Things are just sort of not getting through.

“Our residents are asking us. We are having big changes in this county, particularly with cuts in frontline services.

“My residents are asking me, ‘Can we do something about this?’ I said, ‘Well, I’m doing my best, but the thing is these decisions seem to be taken before we can have a debate on them.’

“So I’m against the watering down of scrutiny committees.”

He added: “I don’t get a vote on this committee, but if I was going to vote, I’d vote to take the status quo because, as Chris (Cllr Hughes) said, scrutiny is very important, particularly to residents and particularly to councillors to have their say.

“So I don’t want to see time management and a more streamlined scrutiny because what that means is less say yet more power in the hands of fewer people.”

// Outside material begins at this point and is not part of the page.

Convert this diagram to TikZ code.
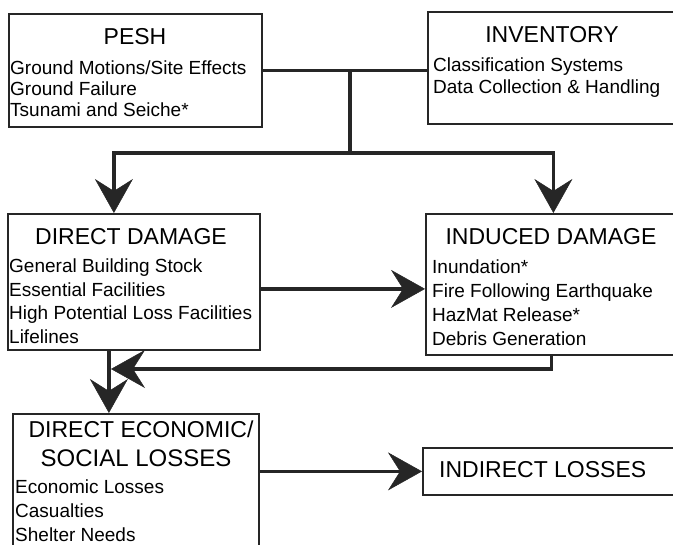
\documentclass[tikz,border=0pt]{standalone}
\usepackage{fontspec}
\setmainfont{Liberation Sans}
\usetikzlibrary{arrows.meta}

\tikzstyle{block} = [draw=black!85, line width=1.8pt, rectangle, inner sep=0pt, anchor=north west]
\tikzstyle{heading} = [inner sep=0pt, anchor=base, font=\fontsize{23}{23}\selectfont]
\tikzstyle{entry} = [inner sep=0pt, anchor=base west, font=\fontsize{19}{19}\selectfont]
\tikzstyle{link} = [draw=black!85, line width=3.5pt]
\tikzstyle{flow} = [link, -{Stealth[length=34pt, width=38pt, inset=12pt, line width=0.5pt]}]

\begin{document}
\begin{tikzpicture}[x=1pt,y=-1pt]
            \useasboundingbox (0,0) rectangle (673,545);
            %
            % First the boxes, top row to bottom row
            \node [block, minimum width=253pt, minimum height=113pt] (pesh) at (8,13) {};
            \node [block, minimum width=253pt, minimum height=112pt] (inventory) at (427,11) {};
            \node [block, minimum width=252pt, minimum height=136pt] (direct) at (7,213) {};
            \node [block, minimum width=255pt, minimum height=141pt] (induced) at (425,213) {};
            \node [block, minimum width=246pt, minimum height=150pt] (econ) at (12,413) {};
            \node [block, minimum width=260pt, minimum height=47pt] (indirect) at (422,447) {};
            %
            % Box headings
            \node [heading] (pesh-title) at (135,45) {PESH};
            \node [heading] (inventory-title) at (552,43) {INVENTORY};
            \node [heading] (direct-title) at (131,245) {DIRECT DAMAGE};
            \node [heading] (induced-title) at (551,245) {INDUCED DAMAGE};
            \node [heading] (econ-title) at (141,438) {DIRECT ECONOMIC/};
            \node [heading, font=\fontsize{24}{24}\selectfont] (econ-title2) at (136,467) {SOCIAL LOSSES};
            \node [heading, anchor=base west] (indirect-title) at (439,478) {INDIRECT LOSSES};
            %
            % The lists under each heading
            \foreach \t [count=\i] in {Ground Motions/Site Effects, Ground Failure, Tsunami and Seiche*}
                \node [entry] (pesh-\i) at (10,54+21*\i) {\t};
            \foreach \t [count=\i] in {Classification Systems, Data Collection \& Handling}
                \node [entry] (inventory-\i) at (433,50+22*\i) {\t};
            \foreach \t [count=\i] in {General Building Stock, Essential Facilities, High Potential Loss Facilities, Lifelines}
                \node [entry] (direct-\i) at (9,249.5+23.5*\i) {\t};
            \foreach \t [count=\i] in {Inundation*, Fire Following Earthquake, HazMat Release*, Debris Generation}
                \node [entry] (induced-\i) at (432,250+24*\i) {\t};
            \foreach \t [count=\i] in {Economic Losses, Casualties, Shelter Needs}
                \node [entry] (econ-\i) at (15,470+24*\i) {\t};
            %
            % Now the connectors
            \coordinate (fork) at (350,153);
            \coordinate (merge) at (111,369);
            \coordinate (damage-out) at ([yshift=-7pt]direct.east);
            \coordinate (damage-down) at ([xshift=-25pt]direct.south);
            \draw [link] (pesh.east) -- (inventory.west |- pesh.east);
            \draw [link] (fork |- pesh.east) -- (fork);
            \draw [flow] (fork) -| ([xshift=-20pt]direct.north);
            \draw [flow] (fork) -| (induced.north);
            \draw [flow] (damage-out) -- (induced.west |- damage-out);
            \draw [flow] ([xshift=-2pt]induced.south) |- (merge);
            \draw [flow] (damage-down) -- (damage-down |- econ.north);
            \draw [flow] (econ.east |- indirect.west) -- (indirect.west);
            %
        \end{tikzpicture}
\end{document}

Cllr Chris Hughes said he was one of a few councillors who remembered being involved in the old group committee system.

The Colwyn Bay councillor also claimed working groups such as scrutiny committees had already been diluted within the authority.

He said: “During one efficiency, we went from having working groups, which there were a lot of, to working on a more project board basis.

“Whereas bench members dominated the working groups, the project boards are dominated in the main by cabinet members, so we didn’t effectively make it more efficient – we just changed the balance of power to a degree, and I do feel that anything that seeks to reduce further the impact or input from scrutiny will (mean scrutiny will) be doing about 70 or 80% less than what scrutiny was doing when it was first introduced.”

Council officer Sian Williams responded: “I would be surprised if council agreed to review scrutiny function with the purpose of reducing its effectiveness or watering it down in any way.

“Personally, I don’t think that’s the aim of any type of review.”

She added: “It is about the scrutiny function, making it effective, and not to reduce it or water it down in any way in my opinion.”

Cllr Paul Luckock then took aim at many of his colleagues, insinuating many councillors weren’t putting in enough effort to do their job.

“Let me be frank. Out of all our councillors – I think we have got 55, haven’t we? I do worry about the participation and the questioning of some councillors through the scrutiny procedure,” he said.

“I don’t think participation is great enough, and I don’t think questioning is strong enough, interrogating the detail enough. Most councillors just come along and say, ‘Good report. Well done.’

“Not most but a significant number, and that makes me very uncomfortable.

“I think there is still far too much complacency, and I would like to see more councillors participating, interrogating the detail, and then when we do things wrong – and we do get things wrong – we can be more confident we did the work beforehand, and I’m not sure we always do do the work beforehand to ensure we get the best outcomes.”

Cllr Goronwy Edwards added he was surprised more backbenchers didn’t attend cabinet meetings but said both the council and the cabinet had less power to make decisions due to lack of funding from both UK and Welsh Government.

Cllr Cheryl Carlisle added: “Scrutiny is absolutely vital. The (public) toilets issue shows just that.”

The committee recommended to full council that officers make SMART – specific, measurable, assignable, realistic, and time-bound – recommendations across all committee reports that go to scrutiny and ensure these are consistently implemented.

Chairman Cllr Harry Saville said the committee will now wait for a Welsh initiative conference this autumn and take stock.